## SHORT PROBLEM
In your copy, leave out the pictures and repeat the entries below exactly.

## RECORDS TO PROCESS
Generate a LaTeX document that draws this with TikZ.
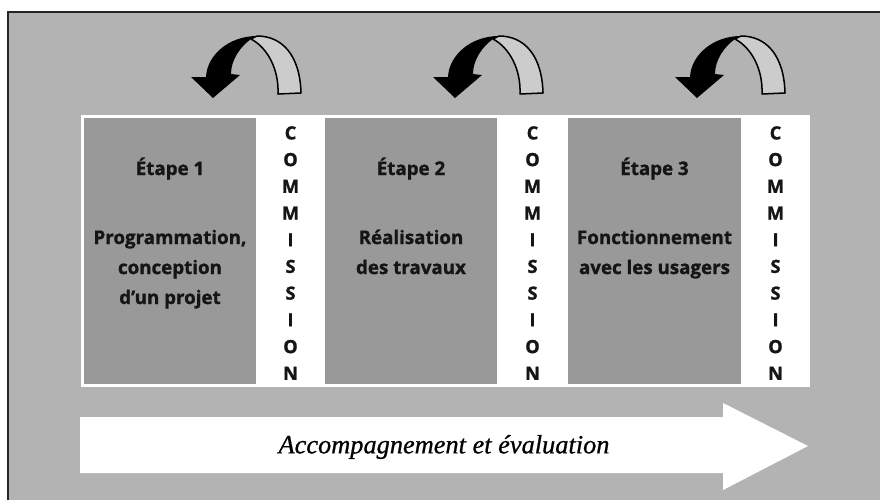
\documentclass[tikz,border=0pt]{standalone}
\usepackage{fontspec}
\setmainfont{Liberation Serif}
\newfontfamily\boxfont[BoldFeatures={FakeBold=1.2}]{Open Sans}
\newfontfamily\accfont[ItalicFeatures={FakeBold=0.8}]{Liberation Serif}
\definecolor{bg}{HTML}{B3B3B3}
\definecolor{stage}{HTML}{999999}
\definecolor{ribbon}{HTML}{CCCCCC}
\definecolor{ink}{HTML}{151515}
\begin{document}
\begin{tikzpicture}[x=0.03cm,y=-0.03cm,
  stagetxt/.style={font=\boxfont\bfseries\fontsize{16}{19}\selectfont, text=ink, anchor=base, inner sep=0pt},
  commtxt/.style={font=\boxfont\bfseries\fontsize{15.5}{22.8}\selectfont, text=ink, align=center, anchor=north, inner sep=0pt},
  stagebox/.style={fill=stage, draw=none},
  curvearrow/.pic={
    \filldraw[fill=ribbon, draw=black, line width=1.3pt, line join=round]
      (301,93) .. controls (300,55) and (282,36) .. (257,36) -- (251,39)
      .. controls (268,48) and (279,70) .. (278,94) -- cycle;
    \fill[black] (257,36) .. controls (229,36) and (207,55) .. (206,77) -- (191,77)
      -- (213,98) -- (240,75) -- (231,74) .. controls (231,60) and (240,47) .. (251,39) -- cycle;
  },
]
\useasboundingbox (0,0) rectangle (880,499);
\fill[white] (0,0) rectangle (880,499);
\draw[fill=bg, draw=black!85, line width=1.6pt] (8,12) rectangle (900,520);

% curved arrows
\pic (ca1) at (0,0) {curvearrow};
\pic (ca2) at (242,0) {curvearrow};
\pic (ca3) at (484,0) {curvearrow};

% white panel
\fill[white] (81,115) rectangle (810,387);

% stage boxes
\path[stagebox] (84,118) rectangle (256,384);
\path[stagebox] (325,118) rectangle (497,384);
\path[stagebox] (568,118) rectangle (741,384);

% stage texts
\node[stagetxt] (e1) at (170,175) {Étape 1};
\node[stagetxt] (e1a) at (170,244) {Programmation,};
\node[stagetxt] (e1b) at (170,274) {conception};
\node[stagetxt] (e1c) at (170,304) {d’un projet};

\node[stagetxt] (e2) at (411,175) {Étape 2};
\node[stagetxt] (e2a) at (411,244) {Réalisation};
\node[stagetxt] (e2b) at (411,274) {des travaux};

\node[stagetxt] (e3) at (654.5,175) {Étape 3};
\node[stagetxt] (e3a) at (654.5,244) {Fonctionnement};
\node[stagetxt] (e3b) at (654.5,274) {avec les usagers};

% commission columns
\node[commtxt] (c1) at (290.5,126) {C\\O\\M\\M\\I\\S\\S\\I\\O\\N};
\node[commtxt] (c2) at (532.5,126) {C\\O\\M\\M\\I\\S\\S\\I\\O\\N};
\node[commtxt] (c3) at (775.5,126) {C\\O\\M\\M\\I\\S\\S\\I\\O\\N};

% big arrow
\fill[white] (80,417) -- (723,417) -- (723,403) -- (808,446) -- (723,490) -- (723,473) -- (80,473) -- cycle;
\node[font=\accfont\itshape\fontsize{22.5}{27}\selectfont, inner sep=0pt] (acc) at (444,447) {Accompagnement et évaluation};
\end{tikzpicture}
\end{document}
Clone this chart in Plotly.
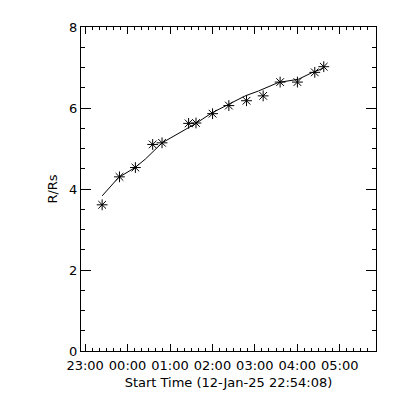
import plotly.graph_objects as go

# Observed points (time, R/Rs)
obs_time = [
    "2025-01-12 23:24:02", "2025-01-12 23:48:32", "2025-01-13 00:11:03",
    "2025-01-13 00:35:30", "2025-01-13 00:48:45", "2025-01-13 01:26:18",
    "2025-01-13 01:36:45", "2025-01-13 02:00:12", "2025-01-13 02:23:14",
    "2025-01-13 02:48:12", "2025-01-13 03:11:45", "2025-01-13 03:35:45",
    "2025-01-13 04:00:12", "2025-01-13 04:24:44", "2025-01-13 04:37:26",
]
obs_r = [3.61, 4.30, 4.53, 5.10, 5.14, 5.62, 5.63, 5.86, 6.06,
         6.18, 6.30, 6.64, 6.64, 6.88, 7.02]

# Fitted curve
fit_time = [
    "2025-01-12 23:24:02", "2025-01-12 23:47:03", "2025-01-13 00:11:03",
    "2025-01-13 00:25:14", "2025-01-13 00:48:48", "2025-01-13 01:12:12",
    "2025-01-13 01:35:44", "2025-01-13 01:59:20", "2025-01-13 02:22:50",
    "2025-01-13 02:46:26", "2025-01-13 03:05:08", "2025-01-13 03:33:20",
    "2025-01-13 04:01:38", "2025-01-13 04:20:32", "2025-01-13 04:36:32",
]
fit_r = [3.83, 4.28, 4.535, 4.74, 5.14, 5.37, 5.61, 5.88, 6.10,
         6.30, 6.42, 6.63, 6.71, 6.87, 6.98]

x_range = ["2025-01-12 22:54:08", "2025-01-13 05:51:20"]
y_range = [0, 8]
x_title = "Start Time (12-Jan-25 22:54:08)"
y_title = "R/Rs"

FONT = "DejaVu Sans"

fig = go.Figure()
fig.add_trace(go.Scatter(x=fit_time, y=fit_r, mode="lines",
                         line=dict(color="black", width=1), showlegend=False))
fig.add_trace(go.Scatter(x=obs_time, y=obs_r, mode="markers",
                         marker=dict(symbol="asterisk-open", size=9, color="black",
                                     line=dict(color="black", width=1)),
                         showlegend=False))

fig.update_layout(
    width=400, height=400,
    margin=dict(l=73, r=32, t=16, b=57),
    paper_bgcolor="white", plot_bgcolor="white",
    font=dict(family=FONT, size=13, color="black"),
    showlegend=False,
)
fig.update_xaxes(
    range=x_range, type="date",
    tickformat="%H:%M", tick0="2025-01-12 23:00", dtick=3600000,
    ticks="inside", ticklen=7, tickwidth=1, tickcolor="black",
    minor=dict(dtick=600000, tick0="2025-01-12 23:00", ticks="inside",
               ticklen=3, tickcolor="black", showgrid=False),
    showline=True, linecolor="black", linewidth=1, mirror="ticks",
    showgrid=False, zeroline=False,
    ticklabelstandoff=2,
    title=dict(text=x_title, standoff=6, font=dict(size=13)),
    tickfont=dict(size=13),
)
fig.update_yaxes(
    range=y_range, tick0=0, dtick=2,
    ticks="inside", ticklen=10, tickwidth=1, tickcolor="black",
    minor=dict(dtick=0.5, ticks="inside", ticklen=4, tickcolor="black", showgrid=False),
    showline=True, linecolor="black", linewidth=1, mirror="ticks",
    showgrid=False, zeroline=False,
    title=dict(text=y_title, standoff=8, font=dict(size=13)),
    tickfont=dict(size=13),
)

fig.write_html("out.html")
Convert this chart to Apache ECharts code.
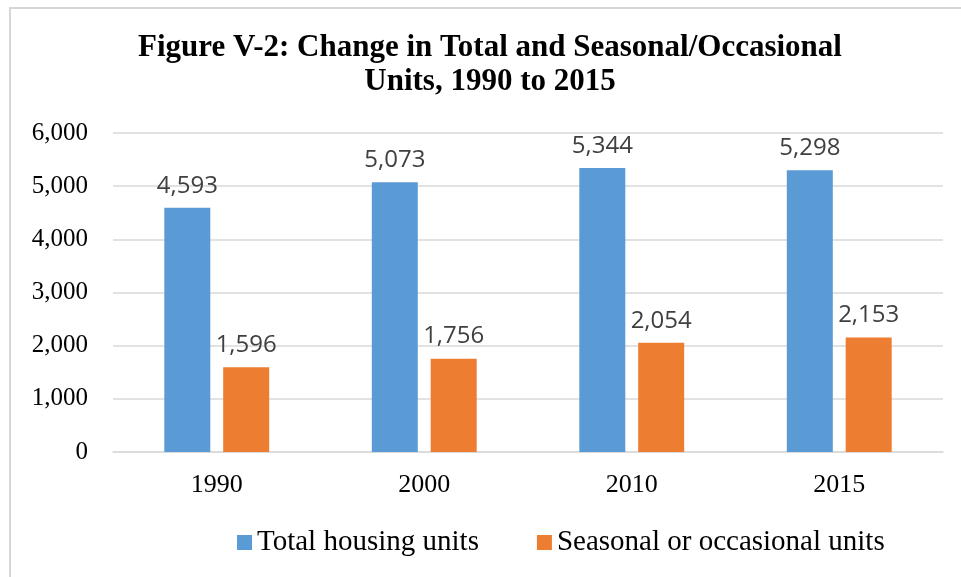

## RESULT OF THE EXERCISE
Generate a LaTeX document that draws this with TikZ.
\documentclass[tikz,border=0pt]{standalone}
\usepackage{fontspec}
\setmainfont{Liberation Serif}
\newfontfamily\boxfont[BoldFeatures={FakeBold=1.2}]{Open Sans}
\newfontfamily\accfont[ItalicFeatures={FakeBold=0.8}]{Liberation Serif}
\definecolor{bg}{HTML}{B3B3B3}
\definecolor{stage}{HTML}{999999}
\definecolor{ribbon}{HTML}{CCCCCC}
\definecolor{ink}{HTML}{151515}
\begin{document}
\begin{tikzpicture}[x=0.03cm,y=-0.03cm,
  stagetxt/.style={font=\boxfont\bfseries\fontsize{16}{19}\selectfont, text=ink, anchor=base, inner sep=0pt},
  commtxt/.style={font=\boxfont\bfseries\fontsize{15.5}{22.8}\selectfont, text=ink, align=center, anchor=north, inner sep=0pt},
  stagebox/.style={fill=stage, draw=none},
  curvearrow/.pic={
    \filldraw[fill=ribbon, draw=black, line width=1.3pt, line join=round]
      (301,93) .. controls (300,55) and (282,36) .. (257,36) -- (251,39)
      .. controls (268,48) and (279,70) .. (278,94) -- cycle;
    \fill[black] (257,36) .. controls (229,36) and (207,55) .. (206,77) -- (191,77)
      -- (213,98) -- (240,75) -- (231,74) .. controls (231,60) and (240,47) .. (251,39) -- cycle;
  },
]
\useasboundingbox (0,0) rectangle (880,499);
\fill[white] (0,0) rectangle (880,499);
\draw[fill=bg, draw=black!85, line width=1.6pt] (8,12) rectangle (900,520);

% curved arrows
\pic (ca1) at (0,0) {curvearrow};
\pic (ca2) at (242,0) {curvearrow};
\pic (ca3) at (484,0) {curvearrow};

% white panel
\fill[white] (81,115) rectangle (810,387);

% stage boxes
\path[stagebox] (84,118) rectangle (256,384);
\path[stagebox] (325,118) rectangle (497,384);
\path[stagebox] (568,118) rectangle (741,384);

% stage texts
\node[stagetxt] (e1) at (170,175) {Étape 1};
\node[stagetxt] (e1a) at (170,244) {Programmation,};
\node[stagetxt] (e1b) at (170,274) {conception};
\node[stagetxt] (e1c) at (170,304) {d’un projet};

\node[stagetxt] (e2) at (411,175) {Étape 2};
\node[stagetxt] (e2a) at (411,244) {Réalisation};
\node[stagetxt] (e2b) at (411,274) {des travaux};

\node[stagetxt] (e3) at (654.5,175) {Étape 3};
\node[stagetxt] (e3a) at (654.5,244) {Fonctionnement};
\node[stagetxt] (e3b) at (654.5,274) {avec les usagers};

% commission columns
\node[commtxt] (c1) at (290.5,126) {C\\O\\M\\M\\I\\S\\S\\I\\O\\N};
\node[commtxt] (c2) at (532.5,126) {C\\O\\M\\M\\I\\S\\S\\I\\O\\N};
\node[commtxt] (c3) at (775.5,126) {C\\O\\M\\M\\I\\S\\S\\I\\O\\N};

% big arrow
\fill[white] (80,417) -- (723,417) -- (723,403) -- (808,446) -- (723,490) -- (723,473) -- (80,473) -- cycle;
\node[font=\accfont\itshape\fontsize{22.5}{27}\selectfont, inner sep=0pt] (acc) at (444,447) {Accompagnement et évaluation};
\end{tikzpicture}
\end{document}
Clone this chart in Plotly.
import plotly.graph_objects as go

# Observed points (time, R/Rs)
obs_time = [
    "2025-01-12 23:24:02", "2025-01-12 23:48:32", "2025-01-13 00:11:03",
    "2025-01-13 00:35:30", "2025-01-13 00:48:45", "2025-01-13 01:26:18",
    "2025-01-13 01:36:45", "2025-01-13 02:00:12", "2025-01-13 02:23:14",
    "2025-01-13 02:48:12", "2025-01-13 03:11:45", "2025-01-13 03:35:45",
    "2025-01-13 04:00:12", "2025-01-13 04:24:44", "2025-01-13 04:37:26",
]
obs_r = [3.61, 4.30, 4.53, 5.10, 5.14, 5.62, 5.63, 5.86, 6.06,
         6.18, 6.30, 6.64, 6.64, 6.88, 7.02]

# Fitted curve
fit_time = [
    "2025-01-12 23:24:02", "2025-01-12 23:47:03", "2025-01-13 00:11:03",
    "2025-01-13 00:25:14", "2025-01-13 00:48:48", "2025-01-13 01:12:12",
    "2025-01-13 01:35:44", "2025-01-13 01:59:20", "2025-01-13 02:22:50",
    "2025-01-13 02:46:26", "2025-01-13 03:05:08", "2025-01-13 03:33:20",
    "2025-01-13 04:01:38", "2025-01-13 04:20:32", "2025-01-13 04:36:32",
]
fit_r = [3.83, 4.28, 4.535, 4.74, 5.14, 5.37, 5.61, 5.88, 6.10,
         6.30, 6.42, 6.63, 6.71, 6.87, 6.98]

x_range = ["2025-01-12 22:54:08", "2025-01-13 05:51:20"]
y_range = [0, 8]
x_title = "Start Time (12-Jan-25 22:54:08)"
y_title = "R/Rs"

FONT = "DejaVu Sans"

fig = go.Figure()
fig.add_trace(go.Scatter(x=fit_time, y=fit_r, mode="lines",
                         line=dict(color="black", width=1), showlegend=False))
fig.add_trace(go.Scatter(x=obs_time, y=obs_r, mode="markers",
                         marker=dict(symbol="asterisk-open", size=9, color="black",
                                     line=dict(color="black", width=1)),
                         showlegend=False))

fig.update_layout(
    width=400, height=400,
    margin=dict(l=73, r=32, t=16, b=57),
    paper_bgcolor="white", plot_bgcolor="white",
    font=dict(family=FONT, size=13, color="black"),
    showlegend=False,
)
fig.update_xaxes(
    range=x_range, type="date",
    tickformat="%H:%M", tick0="2025-01-12 23:00", dtick=3600000,
    ticks="inside", ticklen=7, tickwidth=1, tickcolor="black",
    minor=dict(dtick=600000, tick0="2025-01-12 23:00", ticks="inside",
               ticklen=3, tickcolor="black", showgrid=False),
    showline=True, linecolor="black", linewidth=1, mirror="ticks",
    showgrid=False, zeroline=False,
    ticklabelstandoff=2,
    title=dict(text=x_title, standoff=6, font=dict(size=13)),
    tickfont=dict(size=13),
)
fig.update_yaxes(
    range=y_range, tick0=0, dtick=2,
    ticks="inside", ticklen=10, tickwidth=1, tickcolor="black",
    minor=dict(dtick=0.5, ticks="inside", ticklen=4, tickcolor="black", showgrid=False),
    showline=True, linecolor="black", linewidth=1, mirror="ticks",
    showgrid=False, zeroline=False,
    title=dict(text=y_title, standoff=8, font=dict(size=13)),
    tickfont=dict(size=13),
)

fig.write_html("out.html")
Convert this chart to Apache ECharts code.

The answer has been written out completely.